The sentences of a lifetime in exile issued against Mohammad Ali Shamshirzan and Hamid Arayesh of the Sufi order in Iran known as Gonabadi Dervishes has been illegally changed to life in prison unless the two “repent,” a source with knowledge about the case informed the Center for Human Rights in Iran (CHRI).
Four other dervishes—Kazem Dehghan, Mohammad Ali Sadeghi, Ebrahim Bahrami and Mohammad Ali Dehghan—who had also been sentenced to exile, are now facing five to seven years in prison.
“Last week the judge said if Shamshirzan and the others repent, they would be freed from prison,” said the source, who spoke on the condition of anonymity, on October 3, 3017. “But it’s not clear why they should repent. Is it a crime to be a dervish?”
The Gonabadi Order believes in a different interpretation of Islam than Iran’s ruling Shia Muslim establishment and emphasizes peace and non-participation in politics. The Islamic Republic views any alternative belief system, especially those seeking converts, as a threat to the prevailing Shia order and has imprisoned Gonabadi Dervishes as part of an ongoing persecution campaign.

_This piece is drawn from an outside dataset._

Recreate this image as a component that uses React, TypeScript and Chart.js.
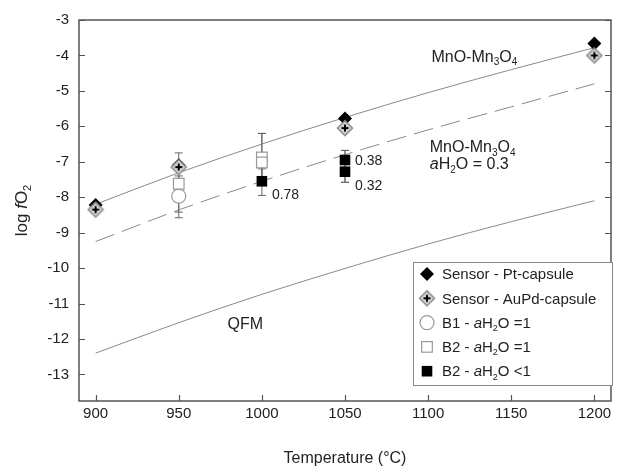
import React, { useEffect, useRef } from 'react';
import { Chart, registerables } from 'chart.js';

Chart.register(...registerables);

const FAMILY = '"Liberation Sans", Arial, sans-serif';

// Buffer curves (temperature °C, log fO2)
const lineTemps = [900, 950, 1000, 1050, 1100, 1150, 1200];
const mnoBuffer = [-8.2, -7.31, -6.5, -5.75, -5.05, -4.4, -3.78];
const mnoWetBuffer = [-9.25, -8.36, -7.55, -6.8, -6.1, -5.45, -4.8];
const qfmBuffer = [-12.4, -11.54, -10.74, -10.01, -9.32, -8.69, -8.1];

// Sensor - Pt-capsule
const ptTemps = [900, 950, 1050, 1200];
const ptValues = [-8.22, -7.1, -5.78, -3.66];
// Sensor - AuPd-capsule
const aupdTemps = [900, 950, 1050, 1200];
const aupdValues = [-8.35, -7.15, -6.05, -4.0];
// B1 - aH2O = 1
const b1Temps = [950];
const b1Values = [-7.97];
const b1Low = [-8.58];
const b1High = [-7.4];
// B2 - aH2O = 1
const b2Temps = [950, 1000, 1000];
const b2Values = [-7.62, -6.88, -7.02];
const b2Low = [-8.42, -7.5, -7.5];
const b2High = [-6.75, -6.2, -6.2];
// B2 - aH2O < 1
const b2wTemps = [1000, 1050, 1050];
const b2wValues = [-7.55, -6.95, -7.28];
const b2wLow = [-7.95, -7.58, -7.58];
const b2wHigh = [-7.2, -6.68, -6.68];
const b2wLabels = ['0.78', '0.38', '0.32'];

const xTicks = [900, 950, 1000, 1050, 1100, 1150, 1200];
const yTicks = [-3, -4, -5, -6, -7, -8, -9, -10, -11, -12, -13];

type Seg = { t: string; i?: boolean; s?: boolean };

const mnoText: Seg[] = [{ t: 'MnO-Mn' }, { t: '3', s: true }, { t: 'O' }, { t: '4', s: true }];
const wetText: Seg[] = [{ t: 'a', i: true }, { t: 'H' }, { t: '2', s: true }, { t: 'O = 0.3' }];
const qfmText: Seg[] = [{ t: 'QFM' }];
const yTitle: Seg[] = [{ t: 'log ' }, { t: 'f', i: true }, { t: 'O' }, { t: '2', s: true }];
const xTitle: Seg[] = [{ t: 'Temperature (°C)' }];

const legendLabels: Seg[][] = [
  [{ t: 'Sensor - Pt-capsule' }],
  [{ t: 'Sensor - AuPd-capsule' }],
  [{ t: 'B1 - ' }, { t: 'a', i: true }, { t: 'H' }, { t: '2', s: true }, { t: 'O =1' }],
  [{ t: 'B2 - ' }, { t: 'a', i: true }, { t: 'H' }, { t: '2', s: true }, { t: 'O =1' }],
  [{ t: 'B2 - ' }, { t: 'a', i: true }, { t: 'H' }, { t: '2', s: true }, { t: 'O <1' }],
];
const legendMarkers = ['pt', 'aupd', 'b1', 'b2', 'b2w'];

function segFont(seg: Seg, size: number) {
  return `${seg.i ? 'italic ' : ''}${seg.s ? Math.round(size * 0.62) : size}px ${FAMILY}`;
}

function drawRich(ctx: CanvasRenderingContext2D, segs: Seg[], x: number, y: number, size: number, align: 'left' | 'center', color = '#222') {
  ctx.save();
  ctx.textBaseline = 'alphabetic';
  ctx.textAlign = 'left';
  ctx.fillStyle = color;
  let total = 0;
  for (const s of segs) {
    ctx.font = segFont(s, size);
    total += ctx.measureText(s.t).width;
  }
  let cx = align === 'center' ? x - total / 2 : x;
  const base = y + size * 0.35;
  for (const s of segs) {
    ctx.font = segFont(s, size);
    ctx.fillText(s.t, cx, s.s ? base + size * 0.22 : base);
    cx += ctx.measureText(s.t).width;
  }
  ctx.restore();
}

function makeAuPdMarker() {
  const c = document.createElement('canvas');
  c.width = 18;
  c.height = 18;
  const g = c.getContext('2d')!;
  const m = 9;
  g.beginPath();
  g.moveTo(m, m - 7.5);
  g.lineTo(m + 7.5, m);
  g.lineTo(m, m + 7.5);
  g.lineTo(m - 7.5, m);
  g.closePath();
  g.fillStyle = '#d4d4d4';
  g.fill();
  g.strokeStyle = '#8a8a8a';
  g.lineWidth = 1.5;
  g.stroke();
  g.strokeStyle = '#000';
  g.lineWidth = 2;
  g.beginPath();
  g.moveTo(m - 3.5, m);
  g.lineTo(m + 3.5, m);
  g.moveTo(m, m - 3.5);
  g.lineTo(m, m + 3.5);
  g.stroke();
  return c;
}

function drawMarker(ctx: CanvasRenderingContext2D, kind: string, x: number, y: number, aupd: HTMLCanvasElement) {
  ctx.save();
  if (kind === 'pt') {
    ctx.beginPath();
    ctx.moveTo(x, y - 7);
    ctx.lineTo(x + 7, y);
    ctx.lineTo(x, y + 7);
    ctx.lineTo(x - 7, y);
    ctx.closePath();
    ctx.fillStyle = '#000';
    ctx.fill();
  } else if (kind === 'aupd') {
    ctx.drawImage(aupd, x - 9, y - 9);
  } else if (kind === 'b1') {
    ctx.beginPath();
    ctx.arc(x, y, 7, 0, Math.PI * 2);
    ctx.fillStyle = '#fff';
    ctx.fill();
    ctx.strokeStyle = '#999';
    ctx.lineWidth = 1.2;
    ctx.stroke();
  } else if (kind === 'b2') {
    ctx.fillStyle = '#fff';
    ctx.fillRect(x - 5.3, y - 5.3, 10.6, 10.6);
    ctx.strokeStyle = '#999';
    ctx.lineWidth = 1.2;
    ctx.strokeRect(x - 5.3, y - 5.3, 10.6, 10.6);
  } else {
    ctx.fillStyle = '#000';
    ctx.fillRect(x - 5.3, y - 5.3, 10.6, 10.6);
  }
  ctx.restore();
}

export default function App() {
  const ref = useRef<HTMLCanvasElement | null>(null);

  useEffect(() => {
    document.body.style.margin = '0';
    const canvas = ref.current;
    if (!canvas) return;
    const aupd = makeAuPdMarker();

    const errSets = [
      { t: b1Temps, lo: b1Low, hi: b1High },
      { t: b2Temps, lo: b2Low, hi: b2High },
      { t: b2wTemps, lo: b2wLow, hi: b2wHigh },
    ];

    const decor = {
      id: 'decor',
      beforeDatasetsDraw(chart: any) {
        const ctx = chart.ctx as CanvasRenderingContext2D;
        const xs = chart.scales.x;
        const ys = chart.scales.y;
        ctx.save();
        ctx.strokeStyle = '#666';
        ctx.lineWidth = 1;
        for (const e of errSets) {
          e.t.forEach((t, i) => {
            const px = xs.getPixelForValue(t);
            const y1 = ys.getPixelForValue(e.hi[i]);
            const y2 = ys.getPixelForValue(e.lo[i]);
            ctx.beginPath();
            ctx.moveTo(px, y1);
            ctx.lineTo(px, y2);
            ctx.moveTo(px - 4, y1);
            ctx.lineTo(px + 4, y1);
            ctx.moveTo(px - 4, y2);
            ctx.lineTo(px + 4, y2);
            ctx.stroke();
          });
        }
        ctx.restore();
      },
      afterDraw(chart: any) {
        const ctx = chart.ctx as CanvasRenderingContext2D;
        const xs = chart.scales.x;
        const ys = chart.scales.y;
        const a = chart.chartArea;
        ctx.save();
        // frame
        ctx.strokeStyle = '#555';
        ctx.lineWidth = 1.5;
        ctx.strokeRect(a.left, a.top, a.right - a.left, a.bottom - a.top);
        // inward ticks
        ctx.lineWidth = 1.2;
        ctx.beginPath();
        for (const v of yTicks) {
          const py = Math.round(ys.getPixelForValue(v)) + 0.5;
          ctx.moveTo(a.left, py);
          ctx.lineTo(a.left + 6, py);
          ctx.moveTo(a.right, py);
          ctx.lineTo(a.right - 6, py);
        }
        for (const v of xTicks) {
          const px = Math.round(xs.getPixelForValue(v)) + 0.5;
          ctx.moveTo(px, a.bottom);
          ctx.lineTo(px, a.bottom - 6);
        }
        ctx.stroke();
        ctx.restore();

        // curve labels
        drawRich(ctx, mnoText, xs.getPixelForValue(1102), ys.getPixelForValue(-4.02), 16, 'left');
        drawRich(ctx, mnoText, xs.getPixelForValue(1101), ys.getPixelForValue(-6.58), 16, 'left');
        drawRich(ctx, wetText, xs.getPixelForValue(1101), ys.getPixelForValue(-7.05), 16, 'left');
        drawRich(ctx, qfmText, xs.getPixelForValue(990), ys.getPixelForValue(-11.55), 16, 'center');

        // water activity labels
        const lblOffsets = [[10, 13], [10, 0], [10, 13]];
        b2wLabels.forEach((l, i) => {
          const px = xs.getPixelForValue(b2wTemps[i]);
          const py = ys.getPixelForValue(b2wValues[i]);
          drawRich(ctx, [{ t: l }], px + lblOffsets[i][0], py + lblOffsets[i][1], 14, 'left');
        });

        // axis titles
        drawRich(ctx, xTitle, (a.left + a.right) / 2, 457, 16, 'center');
        ctx.save();
        ctx.translate(21, (a.top + a.bottom) / 2);
        ctx.rotate(-Math.PI / 2);
        drawRich(ctx, yTitle, 0, 0, 17, 'center');
        ctx.restore();

        // legend
        const lx = 413, ly = 262, lw = 199, lh = 123;
        ctx.save();
        ctx.fillStyle = '#fff';
        ctx.fillRect(lx, ly, lw, lh);
        ctx.strokeStyle = '#888';
        ctx.lineWidth = 1;
        ctx.strokeRect(lx + 0.5, ly + 0.5, lw, lh);
        ctx.restore();
        legendLabels.forEach((segs, i) => {
          const cy = ly + 12 + i * 24.3;
          drawMarker(ctx, legendMarkers[i], lx + 14, cy, aupd);
          drawRich(ctx, segs, lx + 29, cy, 15, 'left');
        });
      },
    };

    const pts = (xs: number[], ys: number[]) => xs.map((x, i) => ({ x, y: ys[i] }));

    const chart = new Chart(canvas, {
      type: 'scatter',
      data: {
        datasets: [
          {
            label: 'B2 - aH2O <1',
            data: pts(b2wTemps, b2wValues),
            pointStyle: 'rect',
            pointRadius: 7.5,
            backgroundColor: '#000',
            borderColor: '#000',
            borderWidth: 0,
          },
          {
            label: 'Sensor - AuPd-capsule',
            data: pts(aupdTemps, aupdValues),
            pointStyle: aupd as any,
            pointRadius: 9,
          },
          {
            label: 'Sensor - Pt-capsule',
            data: pts(ptTemps, ptValues),
            pointStyle: 'rectRot',
            pointRadius: 7,
            backgroundColor: '#000',
            borderColor: '#000',
            borderWidth: 0,
          },
          {
            label: 'B2 - aH2O =1',
            data: pts(b2Temps, b2Values),
            pointStyle: 'rect',
            pointRadius: 7.5,
            backgroundColor: '#fff',
            borderColor: '#999',
            borderWidth: 1.2,
          },
          {
            label: 'B1 - aH2O =1',
            data: pts(b1Temps, b1Values),
            pointStyle: 'circle',
            pointRadius: 7,
            backgroundColor: '#fff',
            borderColor: '#999',
            borderWidth: 1.2,
          },
          {
            label: 'MnO-Mn3O4',
            data: pts(lineTemps, mnoBuffer),
            showLine: true,
            pointRadius: 0,
            borderColor: '#8a8a8a',
            borderWidth: 1,
            cubicInterpolationMode: 'monotone',
          } as any,
          {
            label: 'MnO-Mn3O4 aH2O = 0.3',
            data: pts(lineTemps, mnoWetBuffer),
            showLine: true,
            pointRadius: 0,
            borderColor: '#8a8a8a',
            borderWidth: 1,
            borderDash: [20, 8],
            cubicInterpolationMode: 'monotone',
          } as any,
          {
            label: 'QFM',
            data: pts(lineTemps, qfmBuffer),
            showLine: true,
            pointRadius: 0,
            borderColor: '#8a8a8a',
            borderWidth: 1,
            cubicInterpolationMode: 'monotone',
          } as any,
        ],
      },
      options: {
        responsive: false,
        animation: false,
        events: [],
        layout: { padding: { left: 0, right: 3, top: 20, bottom: 0 } },
        plugins: { legend: { display: false }, tooltip: { enabled: false } },
        scales: {
          x: {
            type: 'linear',
            min: 890,
            max: 1210,
            afterBuildTicks: (s: any) => {
              s.ticks = xTicks.map((v) => ({ value: v }));
            },
            afterFit: (s: any) => {
              s.height = 70;
            },
            grid: { display: false, drawTicks: false },
            border: { display: false },
            ticks: {
              font: { family: FAMILY, size: 15 },
              color: '#222',
              padding: 4,
              maxRotation: 0,
              autoSkip: false,
              callback: (v: any) => String(v),
            },
          },
          y: {
            type: 'linear',
            min: -13.75,
            max: -3,
            afterBuildTicks: (s: any) => {
              s.ticks = yTicks.map((v) => ({ value: v }));
            },
            afterFit: (s: any) => {
              s.width = 79;
            },
            grid: { display: false, drawTicks: false },
            border: { display: false },
            ticks: {
              font: { family: FAMILY, size: 15 },
              color: '#222',
              padding: 10,
              autoSkip: false,
              callback: (v: any) => String(v),
            },
          },
        },
      },
      plugins: [decor],
    });

    return () => chart.destroy();
  }, []);

  return (
    <div style={{ width: 621, height: 471 }}>
      <canvas ref={ref} width={621} height={471} style={{ display: 'block' }} />
    </div>
  );
}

The six men were arrested in Kowar, Fars Province, in August 2011 when radical Shia Muslim seminary students attacked their religious gathering. They were interrogated at the Intelligence Ministry’s detention center in the province’s capital city of Shiraz and later transferred to the city’s Adelabad Prison.
Convicted in April 2015 by the Revolutionary Court in Shiraz of the charges of “waging war against the state” for following “a deviant sect,” the six were sentenced to long periods in exile in different cities. Shamshirzan, Dehghan and Arayesh were respectively handed life in exile sentencea in the southern port city of Bandar Abbas; Zahedan in Sistan and Baluchistan Province and Ahwaz in Khuzestan Province.
Sadeghi, Bahrami and Dehghan were respectively issued seven years sentences in exile in Dezful in Khuzestan Province, Zabol in Sistan and Baluchistan Province and Maragheh in East Azerbaijan Province.
Shamshirzan, who has been suffering from medical problems, began his exile in Bandar Abbas in the spring of 2016, but was imprisoned on January 7, 2017, after checking in with the local police station and has been held there ever since.
“According to doctors at the prison clinic in Bandar Abbas, Mr. Shamshirzan, who suffers from heart disease, needs urgent treatment, but the prison officials have so far refused to allow him to be seen by a specialist,” the source told CHRI.
Shamshirzan was hospitalized twice in January 29 and March 2, 2017, but each time he was quickly returned to prison despite the doctors’ recommendations.